++++ Recorded information ++++

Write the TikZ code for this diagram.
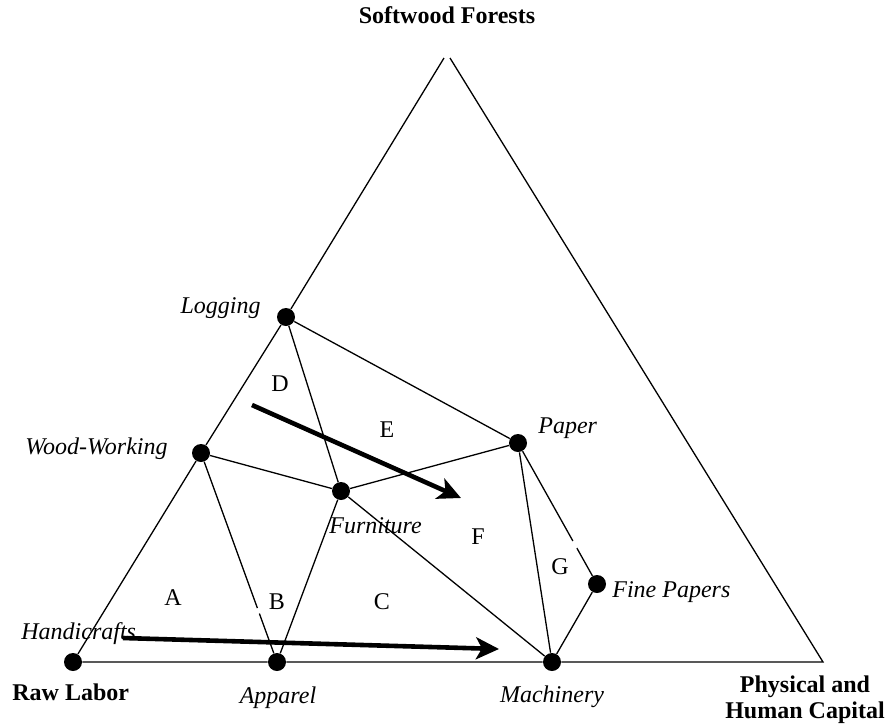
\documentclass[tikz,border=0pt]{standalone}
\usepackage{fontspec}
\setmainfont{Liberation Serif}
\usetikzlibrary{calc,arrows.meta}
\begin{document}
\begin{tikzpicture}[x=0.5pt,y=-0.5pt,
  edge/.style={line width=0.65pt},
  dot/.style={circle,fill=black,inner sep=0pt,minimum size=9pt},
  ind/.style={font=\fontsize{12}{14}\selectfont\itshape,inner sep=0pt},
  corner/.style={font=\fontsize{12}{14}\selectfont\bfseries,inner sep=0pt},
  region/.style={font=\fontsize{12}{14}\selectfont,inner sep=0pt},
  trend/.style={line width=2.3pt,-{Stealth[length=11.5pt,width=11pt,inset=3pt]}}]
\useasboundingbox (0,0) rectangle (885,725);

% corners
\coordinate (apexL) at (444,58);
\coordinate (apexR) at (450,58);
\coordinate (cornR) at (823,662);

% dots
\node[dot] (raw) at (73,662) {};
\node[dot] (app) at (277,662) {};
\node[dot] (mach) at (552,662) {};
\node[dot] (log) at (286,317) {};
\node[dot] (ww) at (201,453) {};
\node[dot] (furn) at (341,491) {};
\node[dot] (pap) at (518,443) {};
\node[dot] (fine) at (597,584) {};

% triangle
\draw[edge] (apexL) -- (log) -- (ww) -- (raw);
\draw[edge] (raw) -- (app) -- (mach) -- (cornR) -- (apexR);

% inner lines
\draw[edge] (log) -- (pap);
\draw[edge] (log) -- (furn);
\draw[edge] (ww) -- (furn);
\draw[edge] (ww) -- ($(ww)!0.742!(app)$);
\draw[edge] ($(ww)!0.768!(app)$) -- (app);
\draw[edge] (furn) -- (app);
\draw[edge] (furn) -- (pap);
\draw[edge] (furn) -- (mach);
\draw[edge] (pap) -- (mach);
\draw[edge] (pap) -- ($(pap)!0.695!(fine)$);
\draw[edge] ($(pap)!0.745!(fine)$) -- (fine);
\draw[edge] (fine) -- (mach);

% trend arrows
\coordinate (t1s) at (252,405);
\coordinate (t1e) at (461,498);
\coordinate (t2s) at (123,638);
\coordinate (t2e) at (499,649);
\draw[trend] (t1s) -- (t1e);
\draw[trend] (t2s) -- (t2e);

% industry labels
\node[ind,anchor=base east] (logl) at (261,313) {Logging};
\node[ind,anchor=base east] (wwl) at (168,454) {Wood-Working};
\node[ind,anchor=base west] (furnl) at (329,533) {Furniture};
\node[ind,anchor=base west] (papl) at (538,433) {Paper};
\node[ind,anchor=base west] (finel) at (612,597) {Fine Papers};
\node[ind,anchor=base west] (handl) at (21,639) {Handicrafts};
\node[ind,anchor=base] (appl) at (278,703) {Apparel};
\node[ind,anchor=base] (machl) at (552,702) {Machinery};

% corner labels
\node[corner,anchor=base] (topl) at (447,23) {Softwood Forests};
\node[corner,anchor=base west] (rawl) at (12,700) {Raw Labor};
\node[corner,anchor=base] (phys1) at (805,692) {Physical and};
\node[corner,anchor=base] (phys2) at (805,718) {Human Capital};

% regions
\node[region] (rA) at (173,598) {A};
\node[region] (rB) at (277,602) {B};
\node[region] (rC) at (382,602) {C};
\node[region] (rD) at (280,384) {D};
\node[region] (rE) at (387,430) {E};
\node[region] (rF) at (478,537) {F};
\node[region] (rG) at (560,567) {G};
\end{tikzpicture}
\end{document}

++++

▸ **Given exercise**:
Repeat the listing above from its first line through the line that contains "(cornR) at (823,662);", both included, and nothing more. Drop the pictures.

▸ **Written solution**:
Write the TikZ code for this diagram.
\documentclass[tikz,border=0pt]{standalone}
\usepackage{fontspec}
\setmainfont{Liberation Serif}
\usetikzlibrary{calc,arrows.meta}
\begin{document}
\begin{tikzpicture}[x=0.5pt,y=-0.5pt,
  edge/.style={line width=0.65pt},
  dot/.style={circle,fill=black,inner sep=0pt,minimum size=9pt},
  ind/.style={font=\fontsize{12}{14}\selectfont\itshape,inner sep=0pt},
  corner/.style={font=\fontsize{12}{14}\selectfont\bfseries,inner sep=0pt},
  region/.style={font=\fontsize{12}{14}\selectfont,inner sep=0pt},
  trend/.style={line width=2.3pt,-{Stealth[length=11.5pt,width=11pt,inset=3pt]}}]
\useasboundingbox (0,0) rectangle (885,725);

% corners
\coordinate (apexL) at (444,58);
\coordinate (apexR) at (450,58);
\coordinate (cornR) at (823,662);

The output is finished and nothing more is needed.